ILB NAT has some serious problems with vmem arena
During ILB tests, it was found that ILB full NAT simply corrupts vmem arena causing random panic (more frequently observed on DEBUG kernel).
How to reproduce:
1. run DEBUG kernel
2. create full-NAT ILB rule
3. pass traffic via rule (~1-2 kpps is enough for triggering the panic)
4. catch the panic after some time
It is due to incorrect rounding of return code of vmem_alloc (file usr/src/uts/common/inet/ilb/ilb_nat.c line 385-386).
The call vmem_alloc(VM_NOSLEEP) could return -1, which isn't checked by current code.
When comparing (65535 is maximum in_port_t value):
(uintptr_t)-1 = 0xffffffffffffffff
(uintptr_t)65535 = 0xffff
But when rounding to in_port_t (as current code does):
(in_port_t)(uintptr_t)-1 = 65535
(in_port_t)(uintptr_t)65535 = 65535
Current code only check for 0.
IMO uintptr_t value should be verified before further conversion.
Dtrace runs shows ILB NAT' vmem_aloc indeed returns -1 sometimes:
dtrace -s ./vmem_alloc_print_t1.d
dtrace: script './vmem_alloc_print_t1.d' matched 3 probes
CPU ID FUNCTION:NAME
0 16206 vmem_alloc:return 2014 Apr 30 11:43:39 vmem_alloc+15c (ilb_ns_32,16c1) returns errno 2
ILB code calls vmem_free() on such unallocated areas later thus corrupting the stack.
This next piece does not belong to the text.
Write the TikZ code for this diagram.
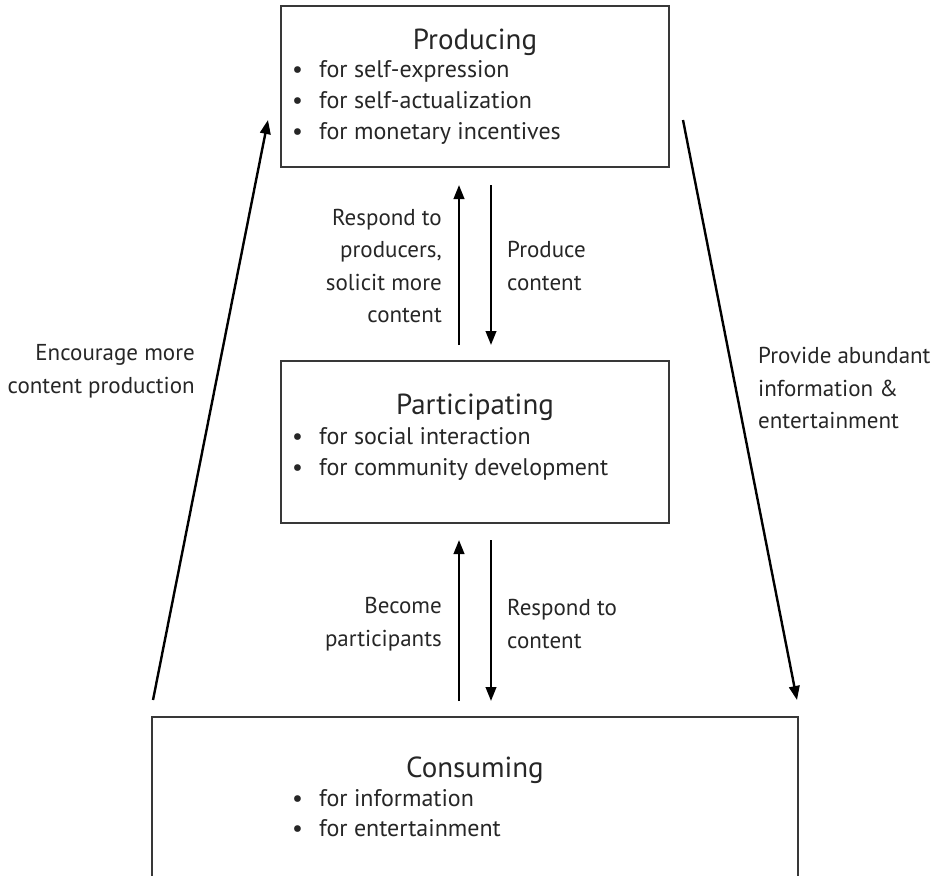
\documentclass[tikz,border=0pt]{standalone}
\usepackage{fontspec}
\setmainfont{PT Sans}
\usetikzlibrary{arrows.meta}
\newcommand{\bul}{\makebox[27pt][l]{\textbullet}}
\begin{document}
\begin{tikzpicture}[x=1pt,y=-1pt,
  box/.style={draw=black!78, line width=2.2pt, inner sep=0pt},
  ttl/.style={font=\fontsize{29}{32}\selectfont, inner sep=0pt, anchor=base, text=black!85},
  item/.style={font=\fontsize{24}{27}\selectfont, inner sep=0pt, anchor=base west, text=black!85},
  lbl/.style={font=\fontsize{23}{32.5}\selectfont, inner sep=0pt, text=black!85},
  arr/.style={-{Triangle[length=14pt,width=10.5pt]}, line width=2.4pt, black}]
\useasboundingbox (0,0) rectangle (935,876);
\clip (0,0) rectangle (935,876);

% the three stages
\node[box, minimum width=388pt, minimum height=161pt] (prod) at (475,86.5) {};
\node[box, minimum width=388pt, minimum height=162pt] (part) at (475,442) {};
\node[box, minimum width=646pt, minimum height=220pt] (cons) at (475,827) {};

% Producing
\node[ttl] (prodT) at (475,49) {Producing};
\node[item] (pi1) at (292,77) {\bul for self-expression};
\node[item] (pi2) at (292,108) {\bul for self-actualization};
\node[item] (pi3) at (292,139) {\bul for monetary incentives};

% Participating
\node[ttl] (partT) at (475,414) {Participating};
\node[item] (qi1) at (292,444) {\bul for social interaction};
\node[item] (qi2) at (292,475) {\bul for community development};

% Consuming
\node[ttl] (consT) at (475,777) {Consuming};
\node[item] (ci1) at (292,806) {\bul for information};
\node[item] (ci2) at (292,836) {\bul for entertainment};

% arrows between Producing and Participating
\coordinate (u1s) at (459,345);
\coordinate (u1e) at (459,185);
\coordinate (d1s) at (491,185);
\coordinate (d1e) at (491,345);
\draw[arr] (u1s) -- (u1e);
\draw[arr] (d1s) -- (d1e);
\node[lbl, align=right, anchor=east] (l1) at (442,266) {Respond to\\producers,\\solicit more\\content};
\node[lbl, align=left, anchor=west] (l2) at (507,266) {Produce\\content};

% arrows between Participating and Consuming
\coordinate (u2s) at (459,701);
\coordinate (u2e) at (459,540);
\coordinate (d2s) at (491,540);
\coordinate (d2e) at (491,701);
\draw[arr] (u2s) -- (u2e);
\draw[arr] (d2s) -- (d2e);
\node[lbl, align=right, anchor=east] (l3) at (442,624) {Become\\participants};
\node[lbl, align=left, anchor=west] (l4) at (507,624) {Respond to\\content};

% outer loop
\coordinate (ls) at (153,700);
\coordinate (le) at (268,120);
\coordinate (rs) at (683,120);
\coordinate (re) at (797,700);
\draw[arr] (ls) -- (le);
\draw[arr] (rs) -- (re);
\node[lbl, align=right, anchor=east] (l5) at (195,371) {Encourage more\\content production};
\node[lbl, align=left, anchor=west] (l6) at (758,388) {Provide abundant\\information \&\\entertainment};
\end{tikzpicture}
\end{document}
Please note that current code shouldn't ever return 65535 as a valid allocation ('cause incorrect size argument to vmem_create(), see line 240, the constant NAT_PORT_SIZE == 65535 - 4096, rather should be 65535 - 4096 + 1, since 65535 is a legal ULP port value).
This should be corrected too.